Treasury Department Bridges Cybersecurity Gap for Digital Asset Firms

The U.S. Treasury is extending its high-level cybersecurity intelligence sharing program to eligible digital asset firms, aiming to integrate crypto companies into the nation's broader financial defense infrastructure.
A New Era of Information Sharing
The U.S. Treasury Department has officially moved to level the playing field between traditional banking institutions and the burgeoning digital asset sector. In a directive issued Thursday, April 9, the department’s Office of Cybersecurity and Critical Infrastructure Protection (OCCIP) announced that eligible U.S. cryptocurrency firms and industry organizations will now receive the same high-level cybersecurity intelligence currently reserved for traditional financial entities.
This policy shift marks a significant integration of the digital asset industry into the nation’s critical financial infrastructure. By providing these firms with access to the same threat data, the Treasury aims to fortify the broader financial ecosystem against increasingly sophisticated cyber threats that target digital assets with growing frequency.
Strengthening the Financial Perimeter
For years, traditional banks have enjoyed a privileged flow of real-time threat intelligence from the Treasury, allowing them to preemptively patch vulnerabilities and mitigate risks associated with state-sponsored hackers and organized cyber-criminal syndicates. By extending these resources to the crypto sector, the OCCIP is acknowledging that digital assets are no longer a peripheral experiment, but a core component of the U.S. financial landscape.
According to the official press release, this intelligence will be provided at no cost to firms that successfully meet the Treasury’s established criteria. While the specific eligibility benchmarks remain stringent, the move represents a pragmatic approach to regulation: rather than merely policing the industry, the government is actively participating in its defense.
Why This Matters for Traders and Investors
For market participants, this development is a clear signal of institutional maturation. Cybersecurity breaches have long been the 'Achilles' heel' of the crypto market, with hacks on exchanges and bridge protocols frequently triggering massive volatility and sudden liquidity crunches.
By facilitating a more robust defense mechanism, the Treasury is effectively lowering the systemic risk profile of the digital asset space. For institutional investors who have historically stayed on the sidelines due to security concerns, this policy shift serves as a de-risking mechanism. When firms are armed with federal-grade intelligence, the likelihood of catastrophic platform failures decreases, potentially leading to more stable markets and increased institutional participation.
Market Implications and Historical Context
Historically, the gap between traditional finance (TradFi) and decentralized finance (DeFi) has been characterized by regulatory ambiguity and disparate security standards. In the past, when a bank faced a threat, the information was disseminated through secure channels; meanwhile, crypto firms were often left to defend themselves in silos. This created a 'weakest link' scenario where vulnerabilities in the crypto sector could spill over into traditional markets.

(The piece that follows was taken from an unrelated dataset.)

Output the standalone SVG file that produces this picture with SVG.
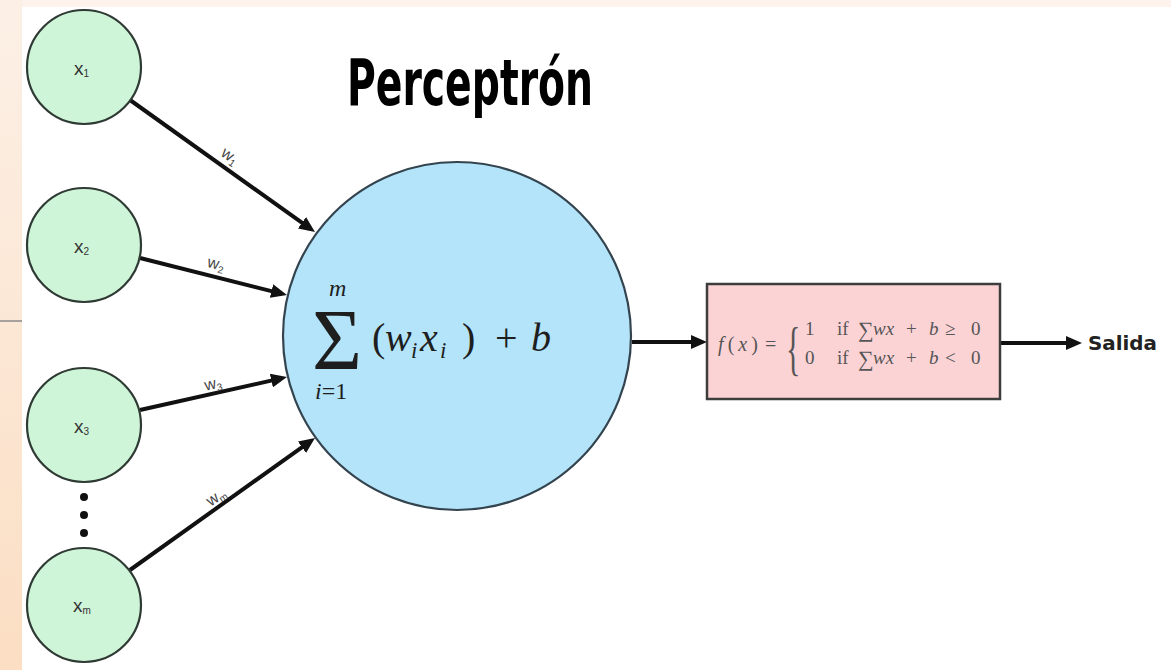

This initiative by the OCCIP is a move toward systemic synchronization. Traders should view this as a bullish signal for long-term market stability. The reduction of 'black swan' cyber events will likely improve market efficiency and help align digital asset trading venues with the operational standards required by traditional financial gatekeepers.
What to Watch Next
The industry will now be looking to see which firms qualify for this intelligence sharing and how quickly the Treasury can scale this program. The criteria for eligibility will be the primary focal point; if the threshold is too high, it may only benefit a handful of centralized exchanges. If the Treasury manages to implement a broad-based inclusion strategy, it could serve as a blueprint for further integration between digital assets and federal oversight.
Investors should monitor how these firms—once armed with federal intelligence—adjust their operational budgets and security protocols in the coming quarters. Increased cooperation between the private sector and the Treasury is expected to be a recurring theme as the U.S. continues to define its regulatory framework for the digital economy.